● **Exercise directions**: Leave the pictures out, and output exactly the lines from the one containing "Clone this chart" through the one containing "const narrowDots = (s: string)".

● **Exercise material**:
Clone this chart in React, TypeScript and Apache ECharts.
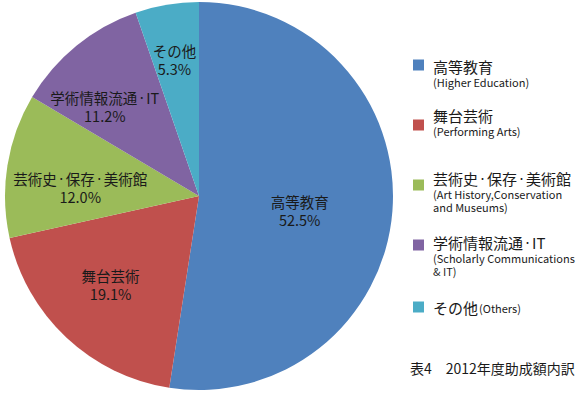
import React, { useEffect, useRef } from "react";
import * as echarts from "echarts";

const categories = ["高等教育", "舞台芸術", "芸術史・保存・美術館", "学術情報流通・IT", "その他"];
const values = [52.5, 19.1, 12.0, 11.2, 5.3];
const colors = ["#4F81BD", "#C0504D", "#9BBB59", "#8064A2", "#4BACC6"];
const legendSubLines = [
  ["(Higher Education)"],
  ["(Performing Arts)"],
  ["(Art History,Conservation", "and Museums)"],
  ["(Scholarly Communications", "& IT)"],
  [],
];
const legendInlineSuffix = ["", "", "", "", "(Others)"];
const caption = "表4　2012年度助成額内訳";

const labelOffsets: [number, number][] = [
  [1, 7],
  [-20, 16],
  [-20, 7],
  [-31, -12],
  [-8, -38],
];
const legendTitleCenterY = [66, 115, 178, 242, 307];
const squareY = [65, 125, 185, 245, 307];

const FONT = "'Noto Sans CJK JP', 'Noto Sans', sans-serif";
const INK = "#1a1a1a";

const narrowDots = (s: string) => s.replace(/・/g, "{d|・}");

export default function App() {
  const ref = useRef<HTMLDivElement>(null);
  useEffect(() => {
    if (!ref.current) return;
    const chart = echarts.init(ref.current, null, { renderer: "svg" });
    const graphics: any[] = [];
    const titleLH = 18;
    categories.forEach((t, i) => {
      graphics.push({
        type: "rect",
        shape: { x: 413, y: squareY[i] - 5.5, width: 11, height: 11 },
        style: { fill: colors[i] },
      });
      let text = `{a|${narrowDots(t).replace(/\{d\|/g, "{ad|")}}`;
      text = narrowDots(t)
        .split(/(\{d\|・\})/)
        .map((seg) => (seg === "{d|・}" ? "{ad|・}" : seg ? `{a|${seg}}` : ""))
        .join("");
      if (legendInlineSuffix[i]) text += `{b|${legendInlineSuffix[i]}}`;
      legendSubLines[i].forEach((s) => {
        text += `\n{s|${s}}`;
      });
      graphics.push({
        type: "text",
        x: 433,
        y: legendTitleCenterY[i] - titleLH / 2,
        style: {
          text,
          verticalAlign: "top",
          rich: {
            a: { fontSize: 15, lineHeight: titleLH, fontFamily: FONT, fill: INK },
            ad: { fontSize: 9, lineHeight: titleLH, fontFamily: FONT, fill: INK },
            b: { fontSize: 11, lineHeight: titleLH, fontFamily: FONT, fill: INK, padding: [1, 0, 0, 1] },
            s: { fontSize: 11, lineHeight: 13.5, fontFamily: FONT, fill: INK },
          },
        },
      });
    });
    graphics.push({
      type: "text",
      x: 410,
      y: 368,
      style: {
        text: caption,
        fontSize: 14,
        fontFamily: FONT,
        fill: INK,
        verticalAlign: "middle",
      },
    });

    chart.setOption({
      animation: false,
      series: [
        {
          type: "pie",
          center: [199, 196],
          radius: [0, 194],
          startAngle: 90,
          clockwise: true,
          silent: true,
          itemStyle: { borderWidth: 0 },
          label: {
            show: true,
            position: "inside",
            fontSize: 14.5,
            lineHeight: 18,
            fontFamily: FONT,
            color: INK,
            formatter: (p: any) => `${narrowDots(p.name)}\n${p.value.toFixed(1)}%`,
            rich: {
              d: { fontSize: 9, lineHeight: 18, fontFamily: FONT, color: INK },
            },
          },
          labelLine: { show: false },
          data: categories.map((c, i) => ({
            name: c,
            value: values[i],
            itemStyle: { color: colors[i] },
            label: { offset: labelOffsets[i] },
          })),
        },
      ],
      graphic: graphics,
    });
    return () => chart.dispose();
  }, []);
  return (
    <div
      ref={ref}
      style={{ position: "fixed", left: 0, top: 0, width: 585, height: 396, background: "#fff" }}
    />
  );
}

==

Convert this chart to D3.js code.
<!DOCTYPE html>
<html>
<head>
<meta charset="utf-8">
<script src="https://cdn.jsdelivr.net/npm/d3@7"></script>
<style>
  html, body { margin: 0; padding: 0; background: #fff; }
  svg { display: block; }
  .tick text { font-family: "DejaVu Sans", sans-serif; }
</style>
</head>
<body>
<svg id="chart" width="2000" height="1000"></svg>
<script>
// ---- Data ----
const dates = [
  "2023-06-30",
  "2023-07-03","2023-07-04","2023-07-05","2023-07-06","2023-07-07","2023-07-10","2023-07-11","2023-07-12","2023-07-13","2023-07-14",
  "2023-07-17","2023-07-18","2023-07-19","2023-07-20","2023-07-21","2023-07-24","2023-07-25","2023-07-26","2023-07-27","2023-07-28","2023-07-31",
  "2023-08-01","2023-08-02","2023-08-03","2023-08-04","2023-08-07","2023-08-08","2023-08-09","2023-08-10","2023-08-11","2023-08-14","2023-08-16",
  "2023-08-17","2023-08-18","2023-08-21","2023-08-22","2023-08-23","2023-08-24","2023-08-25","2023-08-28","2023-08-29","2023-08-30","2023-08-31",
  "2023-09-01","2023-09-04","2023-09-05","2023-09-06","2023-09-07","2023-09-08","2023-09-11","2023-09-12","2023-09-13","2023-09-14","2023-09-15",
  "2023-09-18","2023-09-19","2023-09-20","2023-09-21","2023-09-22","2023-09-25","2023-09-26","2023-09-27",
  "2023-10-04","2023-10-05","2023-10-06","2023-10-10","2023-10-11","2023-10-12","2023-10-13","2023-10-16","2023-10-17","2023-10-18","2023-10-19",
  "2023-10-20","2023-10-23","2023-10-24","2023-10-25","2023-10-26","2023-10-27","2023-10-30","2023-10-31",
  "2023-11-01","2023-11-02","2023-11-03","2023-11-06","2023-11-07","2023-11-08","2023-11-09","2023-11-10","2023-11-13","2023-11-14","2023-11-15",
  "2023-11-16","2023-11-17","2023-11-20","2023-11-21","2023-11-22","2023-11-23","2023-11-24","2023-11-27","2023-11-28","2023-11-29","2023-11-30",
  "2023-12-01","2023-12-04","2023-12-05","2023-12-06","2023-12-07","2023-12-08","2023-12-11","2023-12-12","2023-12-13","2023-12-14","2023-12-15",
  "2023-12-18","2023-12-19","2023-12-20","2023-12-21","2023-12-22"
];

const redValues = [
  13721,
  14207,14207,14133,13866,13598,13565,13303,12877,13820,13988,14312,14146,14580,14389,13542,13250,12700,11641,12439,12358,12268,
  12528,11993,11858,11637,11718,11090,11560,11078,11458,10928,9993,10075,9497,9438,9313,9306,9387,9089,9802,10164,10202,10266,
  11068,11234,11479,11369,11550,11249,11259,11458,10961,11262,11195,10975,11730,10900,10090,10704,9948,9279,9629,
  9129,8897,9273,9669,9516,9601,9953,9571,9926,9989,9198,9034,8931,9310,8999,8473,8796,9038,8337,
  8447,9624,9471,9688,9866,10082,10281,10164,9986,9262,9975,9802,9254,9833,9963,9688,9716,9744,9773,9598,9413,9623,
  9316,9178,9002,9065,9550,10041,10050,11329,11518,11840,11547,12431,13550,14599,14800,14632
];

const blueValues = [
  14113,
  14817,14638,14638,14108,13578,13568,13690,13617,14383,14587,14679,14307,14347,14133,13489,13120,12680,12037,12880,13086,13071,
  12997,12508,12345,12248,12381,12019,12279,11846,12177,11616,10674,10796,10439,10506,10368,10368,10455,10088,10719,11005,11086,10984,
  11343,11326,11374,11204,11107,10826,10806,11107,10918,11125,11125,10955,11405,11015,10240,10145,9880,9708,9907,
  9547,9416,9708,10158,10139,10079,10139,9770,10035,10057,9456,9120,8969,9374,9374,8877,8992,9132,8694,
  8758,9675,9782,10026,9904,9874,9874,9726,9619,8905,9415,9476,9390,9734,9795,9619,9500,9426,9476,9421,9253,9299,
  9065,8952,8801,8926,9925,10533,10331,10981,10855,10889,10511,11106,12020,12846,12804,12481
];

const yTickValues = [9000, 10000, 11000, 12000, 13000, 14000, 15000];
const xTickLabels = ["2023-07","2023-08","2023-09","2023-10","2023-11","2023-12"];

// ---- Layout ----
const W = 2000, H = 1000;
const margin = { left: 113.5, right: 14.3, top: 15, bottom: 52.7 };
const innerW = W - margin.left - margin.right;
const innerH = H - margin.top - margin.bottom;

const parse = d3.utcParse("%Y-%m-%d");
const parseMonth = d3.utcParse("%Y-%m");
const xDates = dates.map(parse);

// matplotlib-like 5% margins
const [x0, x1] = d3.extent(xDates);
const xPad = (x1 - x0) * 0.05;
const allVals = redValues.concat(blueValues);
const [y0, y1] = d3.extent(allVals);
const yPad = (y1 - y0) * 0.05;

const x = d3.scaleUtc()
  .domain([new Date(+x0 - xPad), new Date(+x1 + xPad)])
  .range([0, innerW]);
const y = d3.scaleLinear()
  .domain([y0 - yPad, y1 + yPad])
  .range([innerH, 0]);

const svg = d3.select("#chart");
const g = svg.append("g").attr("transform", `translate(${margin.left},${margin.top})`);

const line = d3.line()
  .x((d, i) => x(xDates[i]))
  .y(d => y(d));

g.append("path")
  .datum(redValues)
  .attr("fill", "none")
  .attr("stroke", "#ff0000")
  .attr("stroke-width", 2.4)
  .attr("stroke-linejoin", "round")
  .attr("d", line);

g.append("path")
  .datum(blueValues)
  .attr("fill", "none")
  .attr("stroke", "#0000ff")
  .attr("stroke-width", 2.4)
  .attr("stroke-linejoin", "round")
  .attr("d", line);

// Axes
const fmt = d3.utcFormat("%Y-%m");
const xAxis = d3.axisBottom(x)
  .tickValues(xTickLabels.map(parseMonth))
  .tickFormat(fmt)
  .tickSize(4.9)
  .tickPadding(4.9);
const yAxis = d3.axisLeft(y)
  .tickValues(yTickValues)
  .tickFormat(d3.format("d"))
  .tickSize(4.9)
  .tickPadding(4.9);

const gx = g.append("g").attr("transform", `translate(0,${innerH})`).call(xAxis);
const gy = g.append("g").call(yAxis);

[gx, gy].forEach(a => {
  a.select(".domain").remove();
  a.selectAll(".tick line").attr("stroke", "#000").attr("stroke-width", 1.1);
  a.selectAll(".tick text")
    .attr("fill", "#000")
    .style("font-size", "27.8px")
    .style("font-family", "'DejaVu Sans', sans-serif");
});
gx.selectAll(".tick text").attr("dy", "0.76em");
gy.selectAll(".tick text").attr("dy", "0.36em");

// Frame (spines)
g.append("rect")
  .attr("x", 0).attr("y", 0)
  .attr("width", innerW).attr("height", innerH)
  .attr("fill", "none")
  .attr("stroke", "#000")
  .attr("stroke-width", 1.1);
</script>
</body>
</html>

● **Output for this task**:
Clone this chart in React, TypeScript and Apache ECharts.
import React, { useEffect, useRef } from "react";
import * as echarts from "echarts";

const categories = ["高等教育", "舞台芸術", "芸術史・保存・美術館", "学術情報流通・IT", "その他"];
const values = [52.5, 19.1, 12.0, 11.2, 5.3];
const colors = ["#4F81BD", "#C0504D", "#9BBB59", "#8064A2", "#4BACC6"];
const legendSubLines = [
  ["(Higher Education)"],
  ["(Performing Arts)"],
  ["(Art History,Conservation", "and Museums)"],
  ["(Scholarly Communications", "& IT)"],
  [],
];
const legendInlineSuffix = ["", "", "", "", "(Others)"];
const caption = "表4　2012年度助成額内訳";

const labelOffsets: [number, number][] = [
  [1, 7],
  [-20, 16],
  [-20, 7],
  [-31, -12],
  [-8, -38],
];
const legendTitleCenterY = [66, 115, 178, 242, 307];
const squareY = [65, 125, 185, 245, 307];

const FONT = "'Noto Sans CJK JP', 'Noto Sans', sans-serif";
const INK = "#1a1a1a";

const narrowDots = (s: string) => s.replace(/・/g, "{d|・}");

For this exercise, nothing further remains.